*TASK DESCRIPTION:* Identify each line below containing the string "Write" and copy it.

## BEGIN SUPPLIED DATA

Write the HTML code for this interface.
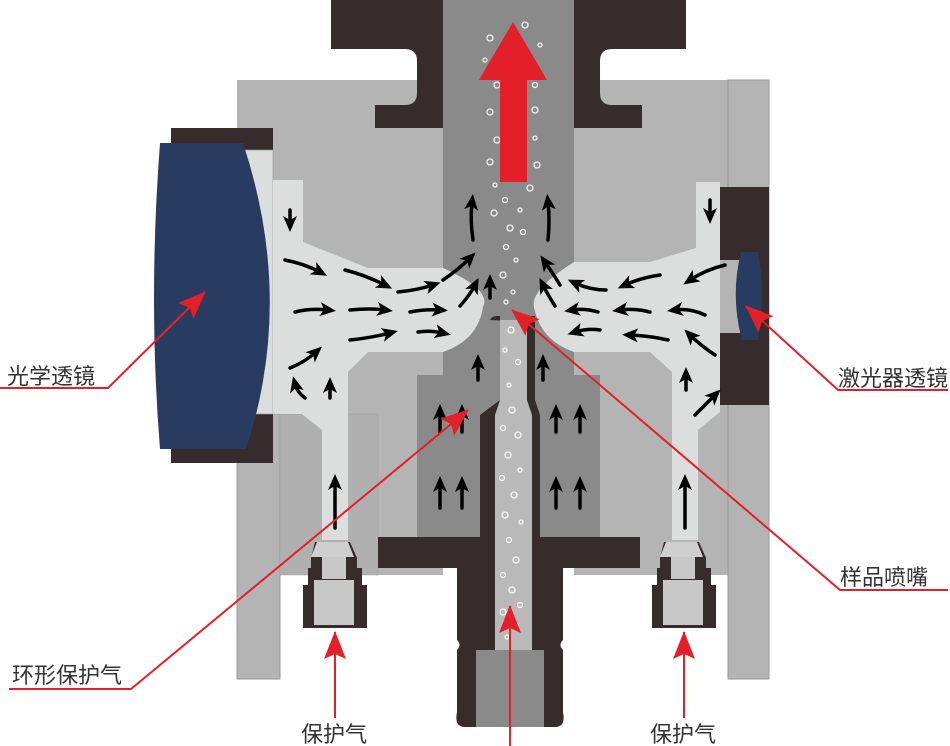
<!DOCTYPE html>
<html><head><meta charset="utf-8"><style>
html,body{margin:0;padding:0;background:#fff;}
svg{display:block;}
text{font-family:"Liberation Sans","Noto Sans CJK SC",sans-serif;fill:#333;font-size:22px;}
</style></head><body>
<svg width="950" height="746" viewBox="0 0 950 746" xmlns="http://www.w3.org/2000/svg">
<defs>
<marker id="ah" markerWidth="16" markerHeight="16" refX="8" refY="8" orient="auto" markerUnits="userSpaceOnUse"><path d="M0,1 L16,8 L0,15 L4,8 Z" fill="#000"/></marker>
<marker id="rh" markerWidth="28" markerHeight="22" refX="27" refY="11" orient="auto" markerUnits="userSpaceOnUse"><path d="M0,0 L28,11 L0,22 L5,11 Z" fill="#e3202a"/></marker>
</defs>
<rect x="237" y="80" width="206" height="495" fill="#b4b4b4"/>
<rect x="574" y="80" width="154" height="495" fill="#b4b4b4"/>
<rect x="237" y="414" width="43" height="265" fill="#b4b4b4" stroke="#9a9a9a"/>
<rect x="280" y="414" width="98" height="161" fill="#b0b0b0" stroke="#a0a0a0" stroke-width="0.5"/>
<rect x="728" y="80" width="41" height="599" fill="#b4b4b4" stroke="#9a9a9a"/>
<path d="M331,0 H443 V128 H375 V105 H405 Q417,105 417,93 V61 Q417,49 405,49 H331 Z" fill="#352c2b"/>
<path d="M574,0 H686 V49 H612 Q600,49 600,61 V93 Q600,105 612,105 H642 V128 H574 Z" fill="#352c2b"/>
<rect x="443" y="0" width="131" height="380" fill="#8a8a8a"/>
<rect x="417" y="375" width="183" height="165" fill="#8a8a8a"/>
<rect x="378" y="537" width="262" height="31" fill="#352c2b"/>
<path d="M457,568 H563 V640 Q558,645 563,650 V712 Q566,727 555,727 H465 Q454,727 457,712 V650 Q462,645 457,640 Z" fill="#352c2b"/>
<rect x="476" y="650" width="68" height="77" fill="#8a8a8a"/>
<path d="M490,320 Q492,316 497,316 H500 V400 L480,415 V537 H540 V415 L535,400 V316 H530 Q534,318 535,322 Z" fill="#352c2b"/>
<path d="M500,320 H527 V400 L532,415 V650 H495 V415 L500,400 Z" fill="#b9b9b9"/>
<rect x="171" y="128" width="102" height="335" fill="#352c2b"/>
<rect x="237" y="150" width="36" height="264" fill="#dcdddd" stroke="#9a9a9a" stroke-width="0.6"/>
<path d="M160,143 H243 Q295,300 246,449 H160 Q148,300 160,143 Z" fill="#283c61"/>
<path d="M273,180 H303 V242 L368,268 H443 Q492,290 483,307 Q478,340 443,352 H368 L348,372 V540 H322 V430 L302,414 H273 Z" fill="#dcdddd"/>
<path d="M720,182 H696 V248 L650,262 H574 Q530,290 534,307 Q540,340 574,352 H650 L672,372 V540 H698 V430 L720,412 Z" fill="#dcdddd"/>
<rect x="720" y="187" width="49" height="218" fill="#352c2b"/>
<rect x="720" y="260" width="20" height="73" fill="#b4b4b4"/>
<path d="M741,252 H758 Q766,296 758,340 H742 Q730,296 741,252 Z" fill="#283c61"/>
<g id="fit">
<path d="M315,542 H350 L357,558 V568 H362 V585 H367 V628 H303 V585 H308 V568 H311 V558 Z" fill="#352c2b"/>
<path d="M317,542 H348 L354,557 H311 Z" fill="#cfcfcf"/>
<rect x="322" y="557" width="24" height="22" fill="#c8c8c8"/>
<rect x="314" y="580" width="40" height="45" fill="#c8c8c8"/>
</g>
<use href="#fit" x="349"/>
<g fill="none" stroke="#fff" stroke-width="1.3" opacity="0.9">
<circle cx="490" cy="38" r="3"/><circle cx="525" cy="25" r="3"/><circle cx="540" cy="45" r="2"/><circle cx="485" cy="60" r="2"/><circle cx="497" cy="85" r="3"/><circle cx="535" cy="85" r="2.5"/><circle cx="490" cy="112" r="3"/><circle cx="535" cy="110" r="3"/><circle cx="497" cy="140" r="3"/><circle cx="535" cy="138" r="2"/><circle cx="490" cy="162" r="3"/><circle cx="537" cy="165" r="3"/><circle cx="495" cy="185" r="2"/><circle cx="530" cy="188" r="3"/><circle cx="505" cy="200" r="2.5"/><circle cx="520" cy="210" r="2"/><circle cx="494" cy="213" r="3"/><circle cx="510" cy="228" r="3"/><circle cx="523" cy="232" r="2.5"/><circle cx="506" cy="247" r="2.5"/><circle cx="516" cy="260" r="2"/><circle cx="503" cy="275" r="3"/><circle cx="513" cy="292" r="2"/><circle cx="506" cy="302" r="2"/><circle cx="511" cy="330" r="3"/><circle cx="505" cy="350" r="2"/><circle cx="518" cy="362" r="2.5"/><circle cx="509" cy="385" r="2"/><circle cx="512" cy="410" r="3"/><circle cx="503" cy="428" r="2.5"/><circle cx="518" cy="435" r="3"/><circle cx="508" cy="455" r="3"/><circle cx="520" cy="470" r="2"/><circle cx="502" cy="478" r="2.5"/><circle cx="514" cy="495" r="3"/><circle cx="505" cy="515" r="3"/><circle cx="521" cy="522" r="2"/><circle cx="509" cy="540" r="2.5"/><circle cx="516" cy="560" r="3"/><circle cx="503" cy="575" r="2.5"/><circle cx="512" cy="590" r="3"/><circle cx="520" cy="605" r="2.5"/><circle cx="503" cy="612" r="3"/><circle cx="516" cy="625" r="2"/><circle cx="507" cy="637" r="2"/>
</g>
<path d="M513,22 L547,80 H527 V182 H500 V80 H479 Z" fill="#e3202a"/>
<g fill="none" stroke="#000" stroke-width="3.5" stroke-linecap="round" marker-end="url(#ah)">
<path d="M290,210 V224"/>
<path d="M710,200 V216"/>
<path d="M285,260 Q305,264 320,272"/><path d="M345,270 Q365,275 385,285"/><path d="M398,292 Q418,290 433,285"/><path d="M443,280 Q458,270 470,258"/>
<path d="M295,312 Q310,308 328,310"/><path d="M350,310 Q370,308 385,310"/><path d="M410,312 Q425,309 440,310"/>
<path d="M350,340 Q370,338 390,333"/><path d="M418,332 Q430,330 443,333"/>
<path d="M290,368 Q305,362 316,352"/><path d="M330,398 V385"/><path d="M305,398 Q297,392 295,384"/>
<path d="M460,306 Q470,295 475,285"/><path d="M490,298 V282"/>
<path d="M473,240 Q470,220 472,202"/><path d="M548,240 Q550,220 548,202"/>
<path d="M725,265 Q705,270 690,280"/><path d="M660,275 Q640,278 625,285"/><path d="M606,290 Q590,290 575,283"/><path d="M560,285 Q552,272 545,262"/>
<path d="M705,315 Q690,308 675,310"/><path d="M650,312 Q635,308 620,310"/><path d="M598,312 Q585,308 572,310"/>
<path d="M668,340 Q650,336 630,335"/><path d="M600,330 Q588,328 575,332"/>
<path d="M715,355 Q700,345 690,335"/><path d="M686,390 V375"/><path d="M695,415 Q705,405 715,395"/>
<path d="M555,306 Q548,295 543,285"/>
<path d="M440,432 V412"/><path d="M462,432 V412"/><path d="M440,508 V484"/><path d="M462,508 V484"/>
<path d="M556,432 V412"/><path d="M580,432 V412"/><path d="M556,508 V484"/><path d="M580,508 V484"/>
<path d="M335,528 V482"/><path d="M685,528 V482"/>
<path d="M478,380 V362"/><path d="M543,380 V362"/>
</g>
<g stroke="#e3202a" stroke-width="2" fill="none">
<path d="M0,388 H108 L205,292" marker-end="url(#rh)"/>
<path d="M948,390 H838 L746,306" marker-end="url(#rh)"/>
<path d="M948,590 H840 L512,310" marker-end="url(#rh)"/>
<path d="M9,689 H131 L468,410" marker-end="url(#rh)"/>
<path d="M335,718 V632" marker-end="url(#rh)"/>
<path d="M684,718 V632" marker-end="url(#rh)"/>
<path d="M510,746 V606" marker-end="url(#rh)"/>
</g>
<text x="7" y="384">光学透镜</text>
<text x="838" y="386">激光器透镜</text>
<text x="840" y="585">样品喷嘴</text>
<text x="12" y="683">环形保护气</text>
<text x="301" y="742">保护气</text>
<text x="650" y="742">保护气</text>
</svg>
</body></html>
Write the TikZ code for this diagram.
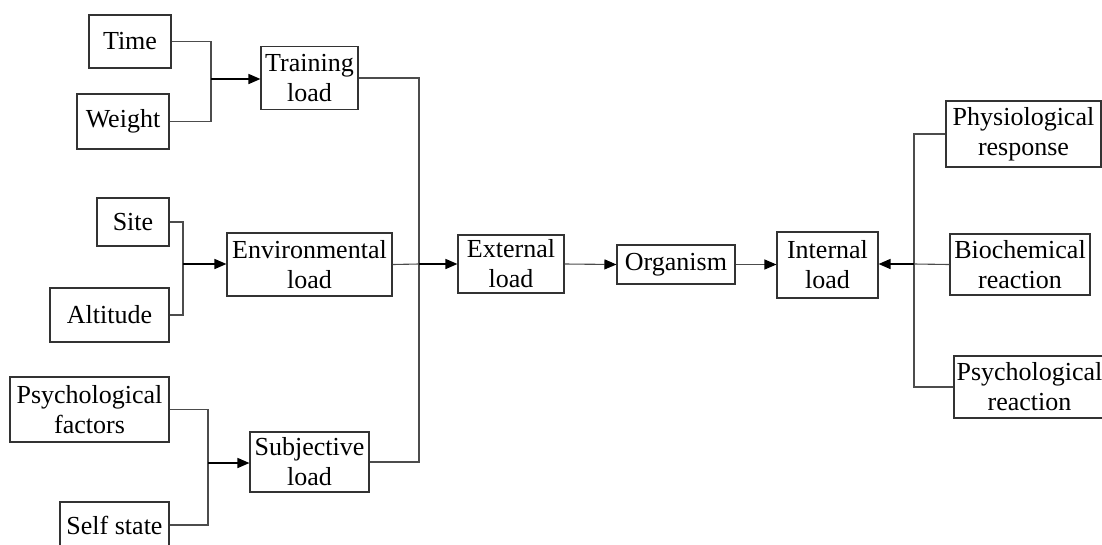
\documentclass[tikz,border=0pt]{standalone}
\usepackage{fontspec}
\setmainfont{Liberation Serif}
\usetikzlibrary{arrows.meta}
\begin{document}
\begin{tikzpicture}[x=1pt,y=-1pt,
  box/.style={draw=black!80, line width=1.1pt, inner sep=0pt, align=center,
    font=\fontsize{26}{30}\selectfont},
  link/.style={draw=black!70, line width=1.1pt},
  feed/.style={draw=black, line width=1.5pt, -{Triangle[length=12pt,width=10pt]}},
  pass/.style={draw=black!70, line width=1.1pt, -{Triangle[length=12pt,width=10pt,fill=black,color=black]}}]
\clip (0,0) rectangle (1102,544);
% input factors
\node[box, minimum width=82pt, minimum height=53pt]  (time)   at (130,41.5)  {Time};
\node[box, minimum width=92pt, minimum height=55pt]  (weight) at (123,121.5) {Weight};
\node[box, minimum width=72pt, minimum height=48pt]  (site)   at (133,222)   {Site};
\node[box, minimum width=119pt, minimum height=54pt] (alt)    at (109.5,315) {Altitude};
\node[box, minimum width=159pt, minimum height=65pt] (psyf)   at (89.5,409.5) {Psychological\\factors};
\node[box, minimum width=109pt, minimum height=46pt] (self)   at (114.5,525) {Self state};
% load types
\node[box, minimum width=97pt, minimum height=63pt]  (train) at (309.5,78)    {Training\\load};
\node[box, minimum width=165pt, minimum height=63pt] (env)   at (309.5,264.5) {Environmental\\load};
\node[box, minimum width=119pt, minimum height=60pt] (subj)  at (309.5,462)   {Subjective\\load};
% main chain
\node[box, minimum width=106pt, minimum height=58pt] (ext) at (511,264)   {External\\load};
\node[box, minimum width=118pt, minimum height=39pt] (org) at (676,264.5) {Organism};
\node[box, minimum width=101pt, minimum height=66pt] (int) at (827.5,265) {Internal\\load};
% responses
\node[box, minimum width=155pt, minimum height=66pt] (phys) at (1023.5,134) {Physiological\\response};
\node[box, minimum width=140pt, minimum height=61pt] (bio)  at (1020,264.5) {Biochemical\\reaction};
\node[box, minimum width=151pt, minimum height=62pt] (psyr) at (1029.5,387) {Psychological\\reaction};
% junctions
\coordinate (j1) at (211,79);
\coordinate (j2) at (183,264);
\coordinate (j3) at (208,463);
\coordinate (bus) at (419,264);
\coordinate (j4) at (914,264);
% training load inputs
\draw[link] (time.east) -| (j1);
\draw[link] (weight.east) -| (j1);
\draw[feed] (j1) -- (j1 -| train.west);
% environmental load inputs
\draw[link] (site.east) -| (j2);
\draw[link] (alt.east) -| (j2);
\draw[feed] (j2) -- (j2 -| env.west);
% subjective load inputs
\draw[link] (psyf.east) -| (j3);
\draw[link] (self.east) -| (j3);
\draw[feed] (j3) -- (j3 -| subj.west);
% bus into external load
\draw[link] (train.east) -| (bus);
\draw[link] (subj.east) -| (bus);
\draw[link] (env.east) -- (bus);
\draw[feed] (bus) -- (ext.west);
% chain
\draw[pass] (ext.east) -- (org.west);
\draw[pass] (org.east) -- (org.east -| int.west);
% responses into internal load
\draw[link] (phys.west) -| (j4);
\draw[link] (psyr.west) -| (j4);
\draw[link] (bio.west) -- (j4);
\draw[feed] (j4) -- (j4 -| int.east);
\end{tikzpicture}
\end{document}
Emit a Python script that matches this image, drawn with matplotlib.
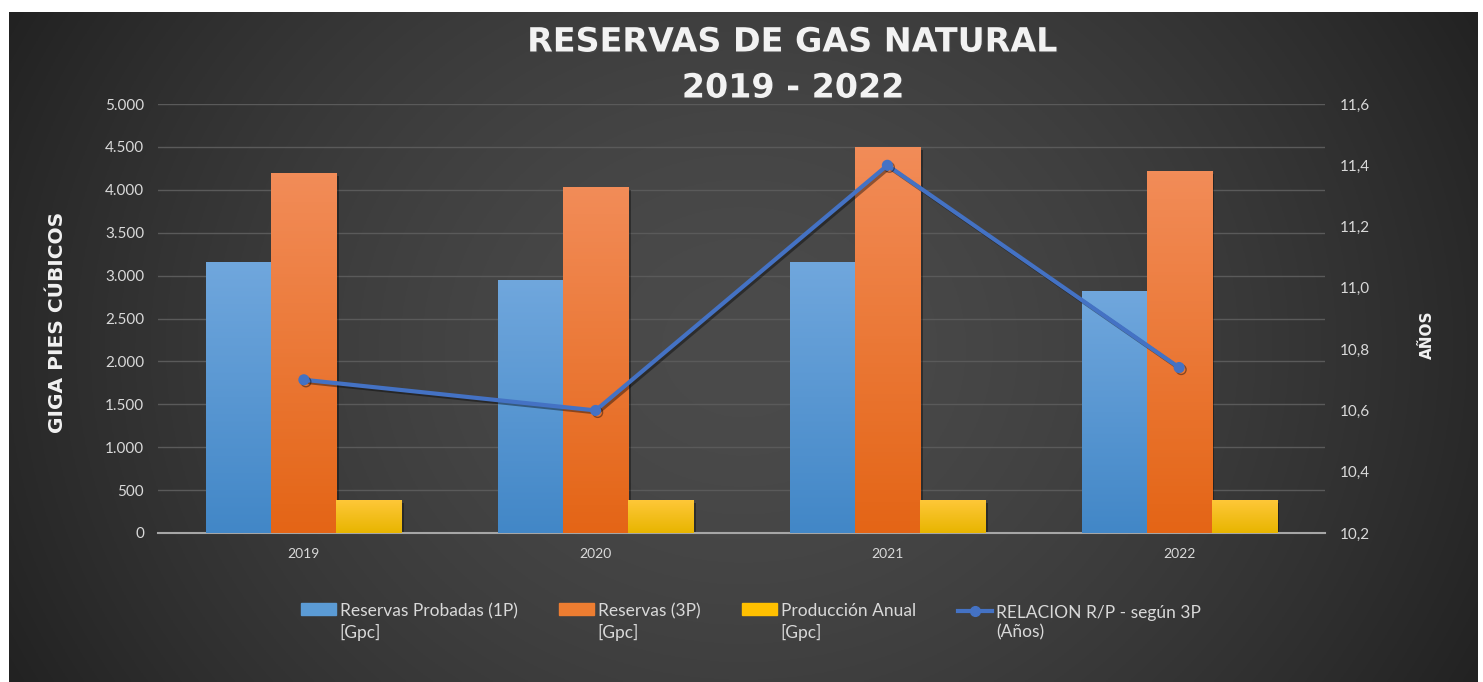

## END SUPPLIED DATA

*TASK RESPONSE:*
Write the HTML code for this interface.
Write the TikZ code for this diagram.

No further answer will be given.